No, non è una classe di super studiosi. Sono simili ai loro coetanei, identici. Jeans stracciati, playstation, Juve o Milan o Inter, influencer e social media. Fanno parte di una generazione che ha assistito a una serie di eventi traumatici, ignoti alla generazione dei boomers: il crollo del Ponte Morandi, la pandemia del Covid-19 e ora la pace perduta in Europa. Una storia accelerata, imprevedibile e indigeribile.
Che cosa hanno fatto? Resistito, loro malgrado. Quasi ci fosse un “nonostante” più forte e misterioso. E la loro resistenza non è stata con armi, bandiere e ideologia. Si sono battuti con quello che avevano in mano: tecnologia e tenerezza impaurita. Hanno mandato messaggi ai prof, whatsapp e chiesto di parlare o hanno scritto una mail. Si sono fermati dopo la Dad a chiacchierare e buttar fuori le emozioni di un mondo interiore alle prime armi. Hanno confidato la paura per una sorella infermiera, l’angoscia per il nonno malato o la perdita di lavoro per il padre, la stanchezza per la Dad, l’insicurezza esistenziale. Hanno detto con invidia che la loro era una generazione sfigata.
Ma ce l’hanno fatta a tornare in campo, cioè a scuola. No, non per studiare, ma per incontrare, per fame di legami. E subito spot pubblicitario per la Giornata della Colletta farmaceutica, torneo scolastico di dibattito e caffè filosofico. Febbre di vita dietro una mascherina, per incrociare lo sguardo di un altro adolescente e poi giocare a Fattoria.
Poi è arrivata lei: è ucraina. Si vede dagli occhi grigio-azzurro: le piange dentro, sommessamente e con dignità, un mondo. Il giorno in cui è arrivata la sua città ha subìto 61 attacchi missilistici. Il pudore senza parole quel giorno non era lamento o silenzio muto, ma preghiera struggente, quella che ti stringe il cuore.
Non guarda mai il cellulare, anche quando c’è pausa. Il telefonino, infatti, non è un gioco: è la vita, il contatto con un padre lontano. Non si distinguerebbe dagli altri se non per lo sguardo; è nel gruppo, del gruppo. Sembra che ne abbia fatto sempre parte e questo senza neanche una parola sull’inclusione o sull’accoglienza. Quando si parla con lei in russo e si traduce, riprende vita. Finalmente. Vuole imparare tutto.
E poi dopo un mese arriva lui. Gli stessi occhi con una pena, appena sopita da un timido sorriso accennato. Il cubo di Rubik per Nik non ha segreti, perciò fa il fenomeno e va forte anche in matematica. Non si capisce con gli altri, ma tutti gli sorridono, sempre.

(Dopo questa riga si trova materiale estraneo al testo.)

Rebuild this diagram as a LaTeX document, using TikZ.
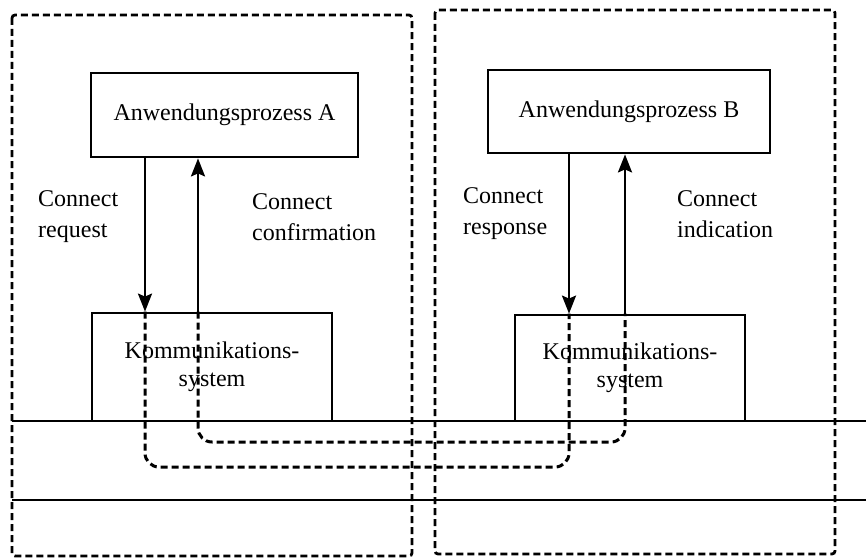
\documentclass[tikz,border=0pt]{standalone}
\usepackage{fontspec}
\setmainfont{Liberation Serif}
\usetikzlibrary{arrows.meta}
\begin{document}
\begin{tikzpicture}[x=1pt,y=-1pt,
  box/.style={draw, line width=2.8pt, inner sep=0pt, align=center, font=\fontsize{24}{28}\selectfont},
  lbl/.style={align=left, anchor=west, inner sep=0pt, font=\fontsize{24}{31}\selectfont},
  arr/.style={line width=2.6pt, -{Stealth[length=18pt,width=14pt,inset=3pt]}},
  dsh/.style={line width=3pt, dash pattern=on 7pt off 4pt, rounded corners=14pt},
  frame/.style={line width=2.8pt, dash pattern=on 7pt off 4pt, rounded corners=3pt},
  bus/.style={line width=2.4pt}]
\useasboundingbox (0,0) rectangle (866,559);
% frames
\draw[frame] (12,15) rectangle (412,556);
\draw[frame] (435,10) rectangle (835,554);
% bus lines
\draw[bus] (12,421) -- (866,421);
\draw[bus] (12,500) -- (866,500);
% boxes
\node[box, minimum width=267pt, minimum height=84pt] (A) at (224.5,115) {Anwendungsprozess A};
\node[box, minimum width=282pt, minimum height=83pt] (B) at (629,111.5) {Anwendungsprozess B};
\node[box, minimum width=240pt, minimum height=108pt] (KA) at (212,367) {Kommunikations-\\system};
\node[box, minimum width=230pt, minimum height=106pt] (KB) at (630,368) {Kommunikations-\\system};
% x positions
\coordinate (x1) at (145,0);
\coordinate (x2) at (198,0);
\coordinate (x3) at (569,0);
\coordinate (x4) at (625,0);
\coordinate (y1) at (0,467);
\coordinate (y2) at (0,442);
% arrows
\draw[arr] (A.south -| x1) -- (KA.north -| x1);
\draw[arr] (KA.north -| x2) -- (A.south -| x2);
\draw[arr] (B.south -| x3) -- (KB.north -| x3);
\draw[arr] (KB.north -| x4) -- (B.south -| x4);
% dashed connections
\draw[dsh] (KA.north -| x1) -- (x1 |- y1) -- (x3 |- y1) -- (KB.north -| x3);
\draw[dsh] (KA.north -| x2) -- (x2 |- y2) -- (x4 |- y2) -- (KB.north -| x4);
% labels
\node[lbl] (l1) at (38,217) {Connect\\request};
\node[lbl] (l2) at (252,217) {Connect\\confirmation};
\node[lbl] (l3) at (463,214) {Connect\\response};
\node[lbl] (l4) at (677,214) {Connect\\indication};
\end{tikzpicture}
\end{document}
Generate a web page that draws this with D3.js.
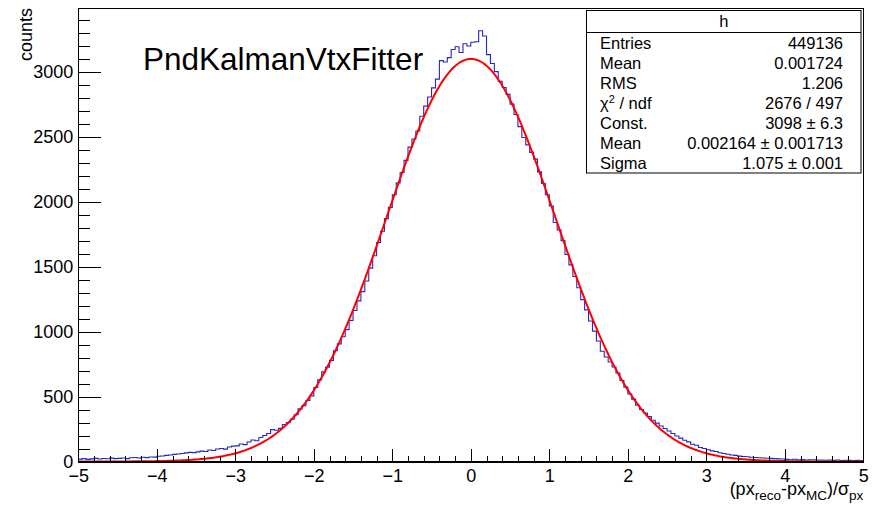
<!DOCTYPE html>
<html><head><meta charset="utf-8">
<script src="https://cdn.jsdelivr.net/npm/d3@7"></script>
<style>
html,body{margin:0;padding:0;background:#fff;}
svg{display:block;font-family:"Liberation Sans",Arial,Helvetica,sans-serif;}
</style>
</head><body>
<svg id="c" width="879" height="506"></svg>
<script>
// ---- data ----
const xMin = -5, xMax = 5, binWidth = 0.05;
const counts = [
  18, 22, 16, 20, 24, 19, 23, 21, 26, 22,
  24, 27, 22, 29, 31, 27, 33, 30, 35, 34,
  40, 42, 47, 50, 55, 58, 62, 66, 70, 68,
  74, 80, 77, 88, 85, 96, 100, 95, 112, 118,
  120, 135, 130, 150, 165, 160, 185, 200, 215, 245,
  240, 255, 285, 300, 325, 360, 405, 430, 470, 505,
  570, 628, 690, 725, 778, 852, 905, 960, 1015, 1085,
  1162, 1236, 1307, 1389, 1488, 1583, 1685, 1772, 1869, 1956,
  2053, 2144, 2224, 2317, 2419, 2482, 2543, 2657, 2735, 2805,
  2875, 2943, 3085, 3075, 3108, 3171, 3192, 3147, 3215, 3197,
  3227, 3230, 3315, 3275, 3131, 3063, 3000, 2925, 2878, 2825,
  2750, 2670, 2577, 2493, 2437, 2379, 2327, 2229, 2139, 2053,
  1966, 1839, 1782, 1700, 1593, 1513, 1424, 1337, 1246, 1167,
  1081, 1003, 927, 849, 804, 766, 727, 681, 623, 572,
  520, 480, 433, 400, 373, 345, 318, 295, 273, 254,
  235, 216, 196, 180, 163, 151, 133, 125, 108, 100,
  91, 82, 77, 67, 61, 56, 50, 47, 41, 38,
  36, 33, 31, 29, 27, 25, 24, 22, 20, 19,
  16, 14, 17, 13, 15, 12, 14, 13, 11, 12,
  10, 12, 9, 11, 8, 10, 9, 7, 9, 8
];
const fitConst = 3098, fitMean = 0.002164, fitSigma = 1.075;
const yMaxValue = 3490;
const yTickValues = [0, 500, 1000, 1500, 2000, 2500, 3000];
const yMinorStep = 100;
const xTickValues = [-5, -4, -3, -2, -1, 0, 1, 2, 3, 4, 5];
const xMinorStep = 0.2;
const histName = "h";
const statLabels = ["Entries", "Mean", "RMS", "CHI", "Const.", "Mean", "Sigma"];
const statValues = ["449136", "0.001724", "1.206", "2676 / 497", "3098 \u00b1 6.3", "0.002164 \u00b1 0.001713", "1.075 \u00b1 0.001"];
const titleText = "PndKalmanVtxFitter";
const yTitle = "counts";

// ---- layout ----
const frame = {left: 78.3, right: 863.3, top: 8, bottom: 461.5};
const svg = d3.select("#c");
const x = d3.scaleLinear().domain([xMin, xMax]).range([frame.left, frame.right]);
const y = d3.scaleLinear().domain([0, yMaxValue]).range([frame.bottom, frame.top]);

svg.append("rect").attr("width", 879).attr("height", 506).attr("fill", "#fff");

// histogram step path
const pts = [];
counts.forEach((c, i) => {
  const x0 = xMin + i * binWidth, x1 = x0 + binWidth;
  pts.push([x(x0), y(c)]);
  pts.push([x(x1), y(c)]);
});
svg.append("path")
  .attr("d", d3.line()(pts))
  .attr("fill", "none")
  .attr("stroke", "#2626c4")
  .attr("stroke-width", 1.1);

// fit curve
const fx = d3.range(xMin, xMax + 1e-9, 0.02);
svg.append("path")
  .attr("d", d3.line()
    .x(d => x(d))
    .y(d => y(fitConst * Math.exp(-0.5 * Math.pow((d - fitMean) / fitSigma, 2))))(fx))
  .attr("fill", "none")
  .attr("stroke", "#ff0000")
  .attr("stroke-width", 2);

// frame
svg.append("rect")
  .attr("x", frame.left).attr("y", frame.top)
  .attr("width", frame.right - frame.left).attr("height", frame.bottom - frame.top)
  .attr("fill", "none").attr("stroke", "#000").attr("stroke-width", 1)
  .attr("shape-rendering", "crispEdges");

// y axis
const yMinor = d3.range(0, yMaxValue, yMinorStep).filter(v => v % 500 !== 0);
const gyMinor = svg.append("g").attr("transform", `translate(${frame.left},0)`)
  .call(d3.axisLeft(y).tickValues(yMinor).tickSize(-12).tickSizeOuter(0).tickFormat(""));
const gy = svg.append("g").attr("transform", `translate(${frame.left},0)`)
  .call(d3.axisLeft(y).tickValues(yTickValues).tickSize(-23).tickSizeOuter(0).tickPadding(5).tickFormat(d3.format("d")));

// x axis
const xMinor = d3.range(xMin, xMax + 1e-9, xMinorStep).filter(v => Math.abs(v - Math.round(v)) > 1e-6);
const gxMinor = svg.append("g").attr("transform", `translate(0,${frame.bottom})`)
  .call(d3.axisBottom(x).tickValues(xMinor).tickSize(-6).tickSizeOuter(0).tickFormat(""));
const gx = svg.append("g").attr("transform", `translate(0,${frame.bottom})`)
  .call(d3.axisBottom(x).tickValues(xTickValues).tickSize(-13).tickSizeOuter(0).tickPadding(8).tickFormat(d3.format("d")));

[gy, gyMinor, gx, gxMinor].forEach(g => {
  g.select(".domain").attr("stroke", "#000").attr("shape-rendering", "crispEdges");
  g.selectAll(".tick line").attr("stroke", "#000").attr("shape-rendering", "crispEdges");
  g.selectAll("text").attr("font-size", 18).attr("fill", "#000")
    .attr("font-family", '"Liberation Sans",Arial,sans-serif');
});

// axis titles
svg.append("text")
  .attr("transform", "translate(31.5,8) rotate(-90)")
  .attr("text-anchor", "end")
  .attr("font-size", 18)
  .text(yTitle);

const xt = svg.append("text")
  .attr("x", frame.right).attr("y", 495)
  .attr("text-anchor", "end")
  .attr("font-size", 18);
xt.append("tspan").text("(px");
xt.append("tspan").attr("font-size", 13.5).attr("dy", 5).text("reco");
xt.append("tspan").attr("dy", -5).text("-px");
xt.append("tspan").attr("font-size", 13.5).attr("dy", 5).text("MC");
xt.append("tspan").attr("dy", -5).text(")/\u03c3");
xt.append("tspan").attr("font-size", 13.5).attr("dy", 5).text("px");

// title
svg.append("text")
  .attr("x", 143).attr("y", 70)
  .attr("font-size", 31.5)
  .text(titleText);

// stats box
const box = {x: 586.5, y: 10.5, w: 274.5, h: 162.5};
svg.append("rect")
  .attr("x", box.x).attr("y", box.y).attr("width", box.w).attr("height", box.h)
  .attr("fill", "#fff").attr("stroke", "#000").attr("stroke-width", 1);
svg.append("line")
  .attr("x1", box.x).attr("x2", box.x + box.w)
  .attr("y1", 32.5).attr("y2", 32.5)
  .attr("stroke", "#000").attr("stroke-width", 1);
svg.append("text")
  .attr("x", box.x + box.w / 2).attr("y", 27)
  .attr("text-anchor", "middle").attr("font-size", 16.5)
  .text(histName);

statLabels.forEach((lab, i) => {
  const by = 48.5 + i * 20.05;
  const t = svg.append("text").attr("x", 600).attr("y", by).attr("font-size", 16.5);
  if (lab === "CHI") {
    t.append("tspan").text("\u03c7");
    t.append("tspan").attr("font-size", 11).attr("dy", -6).text("2");
    t.append("tspan").attr("dy", 6).text(" / ndf");
  } else {
    t.text(lab);
  }
  svg.append("text").attr("x", 843).attr("y", by)
    .attr("text-anchor", "end").attr("font-size", 16.5)
    .text(statValues[i]);
});
</script>
</body></html>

E poi si affronta un nuovo compito. Bisogna intervistare gli alunni di origine non italiana della scuola: dialogo interculturale e metodologia della ricerca. Lucia, perciò, intervista Leonid, ucraino, che sta in un’altra classe. Patria, libertà, dovere e fede profonda con frequenza a messa. Lucia scopre un altro mondo e un’altra resistenza. Il suo lavoro ci fa capire così che non si tratta di integrare, ma di imparare dall’altro. E infatti anche Polina impara: non solo la lingua. Che bello poter sgridare, ora, anche lei. Ha finalmente imparato, grazie alle compagne, l’importanza strategica del corridoio. Uno strano momento di normalità che accentua la nostalgia per qualcosa d’altro.
E intanto i ragazzi crescono. Diventano proprio più alti fisicamente. Sono come lei.